STATED EXERCISE: Leaving out every picture, retype the lines below from the top through the one that contains "(0,0) rectangle (1568,780);".

RAW DATA:
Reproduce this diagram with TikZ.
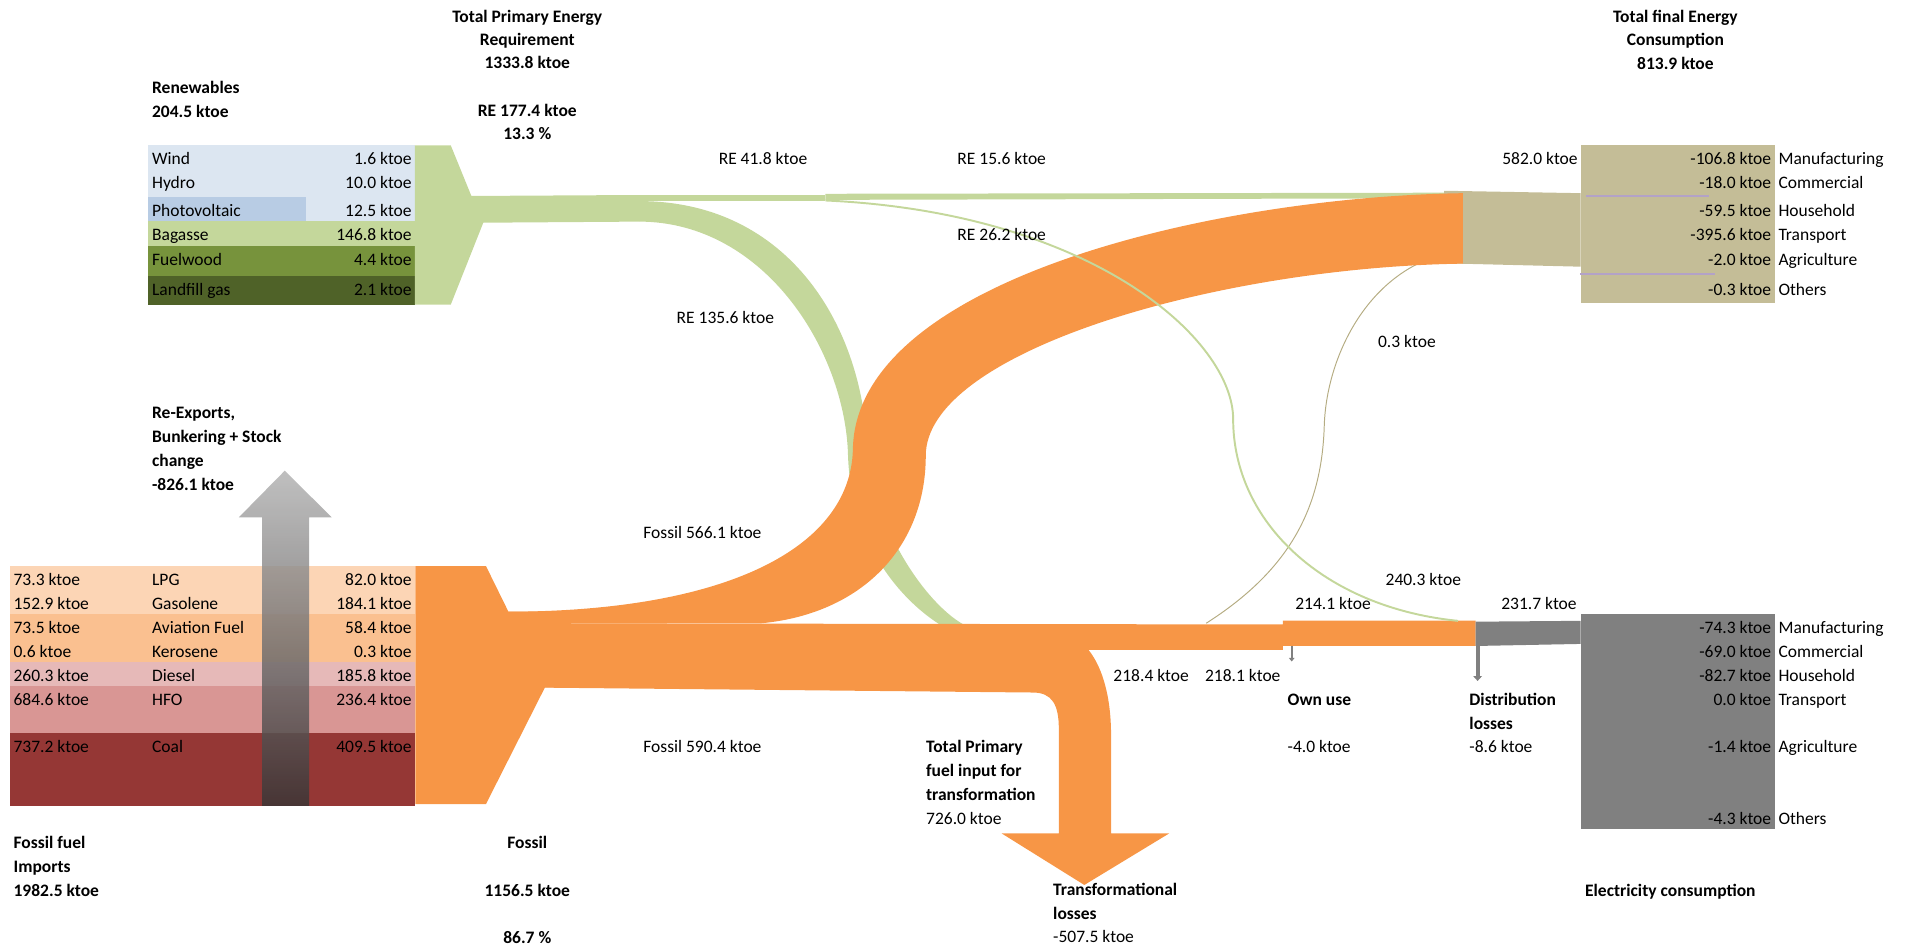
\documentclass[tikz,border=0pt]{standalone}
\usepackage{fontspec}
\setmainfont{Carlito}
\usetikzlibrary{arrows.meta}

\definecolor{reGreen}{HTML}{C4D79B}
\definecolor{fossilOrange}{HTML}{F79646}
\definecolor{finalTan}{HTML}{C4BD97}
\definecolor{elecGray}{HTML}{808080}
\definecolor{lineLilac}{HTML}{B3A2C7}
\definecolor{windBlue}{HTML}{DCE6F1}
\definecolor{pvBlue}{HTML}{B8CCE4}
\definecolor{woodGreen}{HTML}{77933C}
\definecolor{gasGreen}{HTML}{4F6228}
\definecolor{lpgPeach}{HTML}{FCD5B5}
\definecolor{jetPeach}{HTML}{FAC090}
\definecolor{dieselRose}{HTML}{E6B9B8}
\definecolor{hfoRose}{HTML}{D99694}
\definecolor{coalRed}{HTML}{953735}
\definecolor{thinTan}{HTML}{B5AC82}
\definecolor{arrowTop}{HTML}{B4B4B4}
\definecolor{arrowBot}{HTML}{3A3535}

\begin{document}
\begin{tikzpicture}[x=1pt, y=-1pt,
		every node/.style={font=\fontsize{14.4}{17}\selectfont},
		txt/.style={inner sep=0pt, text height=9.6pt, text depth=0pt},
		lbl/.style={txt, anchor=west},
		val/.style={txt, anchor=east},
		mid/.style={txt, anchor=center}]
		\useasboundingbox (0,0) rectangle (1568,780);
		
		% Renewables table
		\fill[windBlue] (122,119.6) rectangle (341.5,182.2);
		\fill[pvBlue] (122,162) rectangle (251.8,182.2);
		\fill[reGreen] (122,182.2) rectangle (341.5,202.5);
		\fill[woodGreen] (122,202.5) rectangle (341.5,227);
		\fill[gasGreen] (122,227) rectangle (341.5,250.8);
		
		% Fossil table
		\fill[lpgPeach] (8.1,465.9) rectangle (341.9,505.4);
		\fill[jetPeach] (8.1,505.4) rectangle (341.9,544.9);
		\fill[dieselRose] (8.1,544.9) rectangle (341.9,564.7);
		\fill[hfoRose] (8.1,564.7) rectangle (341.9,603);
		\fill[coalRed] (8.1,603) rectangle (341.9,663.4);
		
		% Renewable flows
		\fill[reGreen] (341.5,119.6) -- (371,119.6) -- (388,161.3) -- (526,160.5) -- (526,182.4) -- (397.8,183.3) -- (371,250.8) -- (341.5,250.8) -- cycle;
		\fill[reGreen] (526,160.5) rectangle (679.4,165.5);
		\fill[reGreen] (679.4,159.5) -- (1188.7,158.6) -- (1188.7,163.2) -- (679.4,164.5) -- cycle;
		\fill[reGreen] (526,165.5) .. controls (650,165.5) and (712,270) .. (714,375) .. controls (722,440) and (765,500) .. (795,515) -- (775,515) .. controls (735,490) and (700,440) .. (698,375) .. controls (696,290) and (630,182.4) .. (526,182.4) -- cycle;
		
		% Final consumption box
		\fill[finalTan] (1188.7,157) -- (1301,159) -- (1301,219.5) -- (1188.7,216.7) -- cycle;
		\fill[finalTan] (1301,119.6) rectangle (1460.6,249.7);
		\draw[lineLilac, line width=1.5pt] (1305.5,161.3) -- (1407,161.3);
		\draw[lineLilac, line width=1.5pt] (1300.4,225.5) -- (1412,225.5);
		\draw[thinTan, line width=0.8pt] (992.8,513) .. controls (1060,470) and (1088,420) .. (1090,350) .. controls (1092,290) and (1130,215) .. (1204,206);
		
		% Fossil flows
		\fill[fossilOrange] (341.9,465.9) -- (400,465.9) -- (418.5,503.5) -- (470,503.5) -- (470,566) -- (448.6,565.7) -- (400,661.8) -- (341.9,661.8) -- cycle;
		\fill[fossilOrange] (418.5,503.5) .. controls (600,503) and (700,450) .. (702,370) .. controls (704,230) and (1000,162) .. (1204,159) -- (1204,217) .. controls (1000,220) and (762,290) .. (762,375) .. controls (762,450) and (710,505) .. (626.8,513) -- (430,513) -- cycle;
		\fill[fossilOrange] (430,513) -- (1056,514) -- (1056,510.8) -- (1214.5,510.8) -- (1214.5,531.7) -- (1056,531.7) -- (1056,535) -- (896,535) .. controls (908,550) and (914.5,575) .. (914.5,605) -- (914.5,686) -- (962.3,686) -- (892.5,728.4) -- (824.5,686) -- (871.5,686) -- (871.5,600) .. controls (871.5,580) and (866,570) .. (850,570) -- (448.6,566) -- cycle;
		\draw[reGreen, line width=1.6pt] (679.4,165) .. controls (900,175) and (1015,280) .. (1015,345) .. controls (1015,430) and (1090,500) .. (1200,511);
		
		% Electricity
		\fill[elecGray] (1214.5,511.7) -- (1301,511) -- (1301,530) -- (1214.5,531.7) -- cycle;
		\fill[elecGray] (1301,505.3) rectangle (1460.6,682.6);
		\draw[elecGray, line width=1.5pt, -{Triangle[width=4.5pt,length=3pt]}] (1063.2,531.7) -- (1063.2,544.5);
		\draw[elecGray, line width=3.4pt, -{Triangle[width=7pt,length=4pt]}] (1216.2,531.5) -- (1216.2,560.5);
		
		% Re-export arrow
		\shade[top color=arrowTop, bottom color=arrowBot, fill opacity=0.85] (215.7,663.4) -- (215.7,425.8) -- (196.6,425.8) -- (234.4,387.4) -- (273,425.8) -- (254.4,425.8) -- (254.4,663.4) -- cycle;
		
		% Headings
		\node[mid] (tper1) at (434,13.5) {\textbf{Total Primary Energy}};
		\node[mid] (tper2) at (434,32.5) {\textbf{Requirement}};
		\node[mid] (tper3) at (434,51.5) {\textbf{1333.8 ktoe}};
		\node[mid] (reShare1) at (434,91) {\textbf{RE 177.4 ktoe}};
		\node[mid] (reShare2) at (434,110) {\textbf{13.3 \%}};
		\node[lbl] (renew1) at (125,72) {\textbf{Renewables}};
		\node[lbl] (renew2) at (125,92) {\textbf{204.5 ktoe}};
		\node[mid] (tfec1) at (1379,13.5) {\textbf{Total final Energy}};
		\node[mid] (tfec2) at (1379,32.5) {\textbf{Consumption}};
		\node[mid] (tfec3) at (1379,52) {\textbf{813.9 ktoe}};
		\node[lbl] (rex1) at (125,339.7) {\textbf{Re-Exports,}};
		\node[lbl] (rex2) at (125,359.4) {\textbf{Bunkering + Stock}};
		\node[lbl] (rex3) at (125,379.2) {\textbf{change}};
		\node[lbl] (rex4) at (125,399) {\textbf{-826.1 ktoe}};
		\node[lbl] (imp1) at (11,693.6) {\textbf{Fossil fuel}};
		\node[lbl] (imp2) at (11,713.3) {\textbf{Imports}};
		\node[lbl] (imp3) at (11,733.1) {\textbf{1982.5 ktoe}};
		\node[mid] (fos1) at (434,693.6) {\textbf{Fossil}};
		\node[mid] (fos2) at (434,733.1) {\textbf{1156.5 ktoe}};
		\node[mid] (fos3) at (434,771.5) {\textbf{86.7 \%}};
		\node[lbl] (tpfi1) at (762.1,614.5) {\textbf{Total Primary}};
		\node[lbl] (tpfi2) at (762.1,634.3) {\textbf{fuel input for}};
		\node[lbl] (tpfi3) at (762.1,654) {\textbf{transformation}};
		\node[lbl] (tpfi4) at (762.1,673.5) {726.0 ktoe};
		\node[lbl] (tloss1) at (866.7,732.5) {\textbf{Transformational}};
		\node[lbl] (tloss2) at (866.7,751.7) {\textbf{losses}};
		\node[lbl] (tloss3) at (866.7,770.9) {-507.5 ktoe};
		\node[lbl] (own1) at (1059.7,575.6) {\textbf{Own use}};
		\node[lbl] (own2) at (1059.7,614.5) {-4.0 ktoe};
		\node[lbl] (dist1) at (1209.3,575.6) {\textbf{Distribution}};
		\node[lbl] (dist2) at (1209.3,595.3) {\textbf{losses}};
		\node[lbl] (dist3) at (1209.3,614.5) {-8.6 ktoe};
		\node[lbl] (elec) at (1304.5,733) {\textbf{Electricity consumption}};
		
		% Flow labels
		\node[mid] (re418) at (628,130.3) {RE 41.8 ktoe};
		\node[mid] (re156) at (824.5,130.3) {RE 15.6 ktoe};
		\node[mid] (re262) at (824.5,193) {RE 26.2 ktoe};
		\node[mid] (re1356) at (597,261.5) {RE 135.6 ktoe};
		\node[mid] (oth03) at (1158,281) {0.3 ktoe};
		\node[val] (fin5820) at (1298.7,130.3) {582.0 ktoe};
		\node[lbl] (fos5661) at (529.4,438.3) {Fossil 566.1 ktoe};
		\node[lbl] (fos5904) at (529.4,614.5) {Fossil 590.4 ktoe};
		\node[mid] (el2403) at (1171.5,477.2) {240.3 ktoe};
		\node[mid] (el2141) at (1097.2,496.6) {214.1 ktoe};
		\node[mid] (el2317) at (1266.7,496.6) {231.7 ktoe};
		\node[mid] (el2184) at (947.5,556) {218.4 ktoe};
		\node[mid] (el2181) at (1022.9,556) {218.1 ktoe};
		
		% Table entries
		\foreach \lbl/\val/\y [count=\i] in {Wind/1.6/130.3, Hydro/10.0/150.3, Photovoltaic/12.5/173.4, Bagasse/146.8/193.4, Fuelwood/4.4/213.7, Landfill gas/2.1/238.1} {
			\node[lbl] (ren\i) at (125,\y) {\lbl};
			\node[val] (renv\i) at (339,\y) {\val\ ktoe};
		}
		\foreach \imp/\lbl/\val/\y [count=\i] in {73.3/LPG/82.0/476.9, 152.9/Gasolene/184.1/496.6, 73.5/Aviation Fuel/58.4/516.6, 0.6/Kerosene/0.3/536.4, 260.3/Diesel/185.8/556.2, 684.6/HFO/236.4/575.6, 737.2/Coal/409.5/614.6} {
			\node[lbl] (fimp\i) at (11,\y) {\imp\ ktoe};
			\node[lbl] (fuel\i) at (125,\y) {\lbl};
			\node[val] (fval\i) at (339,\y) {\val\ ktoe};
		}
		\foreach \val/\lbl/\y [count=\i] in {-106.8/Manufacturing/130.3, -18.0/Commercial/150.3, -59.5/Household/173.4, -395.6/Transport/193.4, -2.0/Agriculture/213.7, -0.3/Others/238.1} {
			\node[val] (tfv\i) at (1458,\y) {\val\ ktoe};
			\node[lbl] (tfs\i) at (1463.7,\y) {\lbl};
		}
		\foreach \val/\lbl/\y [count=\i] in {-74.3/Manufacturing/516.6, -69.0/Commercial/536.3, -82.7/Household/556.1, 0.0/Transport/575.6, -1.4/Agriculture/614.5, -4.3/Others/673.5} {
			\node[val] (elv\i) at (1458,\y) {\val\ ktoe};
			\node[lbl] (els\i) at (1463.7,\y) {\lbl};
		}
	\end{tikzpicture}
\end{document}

FULL SOLUTION:
Reproduce this diagram with TikZ.
\documentclass[tikz,border=0pt]{standalone}
\usepackage{fontspec}
\setmainfont{Carlito}
\usetikzlibrary{arrows.meta}

\definecolor{reGreen}{HTML}{C4D79B}
\definecolor{fossilOrange}{HTML}{F79646}
\definecolor{finalTan}{HTML}{C4BD97}
\definecolor{elecGray}{HTML}{808080}
\definecolor{lineLilac}{HTML}{B3A2C7}
\definecolor{windBlue}{HTML}{DCE6F1}
\definecolor{pvBlue}{HTML}{B8CCE4}
\definecolor{woodGreen}{HTML}{77933C}
\definecolor{gasGreen}{HTML}{4F6228}
\definecolor{lpgPeach}{HTML}{FCD5B5}
\definecolor{jetPeach}{HTML}{FAC090}
\definecolor{dieselRose}{HTML}{E6B9B8}
\definecolor{hfoRose}{HTML}{D99694}
\definecolor{coalRed}{HTML}{953735}
\definecolor{thinTan}{HTML}{B5AC82}
\definecolor{arrowTop}{HTML}{B4B4B4}
\definecolor{arrowBot}{HTML}{3A3535}

\begin{document}
\begin{tikzpicture}[x=1pt, y=-1pt,
		every node/.style={font=\fontsize{14.4}{17}\selectfont},
		txt/.style={inner sep=0pt, text height=9.6pt, text depth=0pt},
		lbl/.style={txt, anchor=west},
		val/.style={txt, anchor=east},
		mid/.style={txt, anchor=center}]
		\useasboundingbox (0,0) rectangle (1568,780);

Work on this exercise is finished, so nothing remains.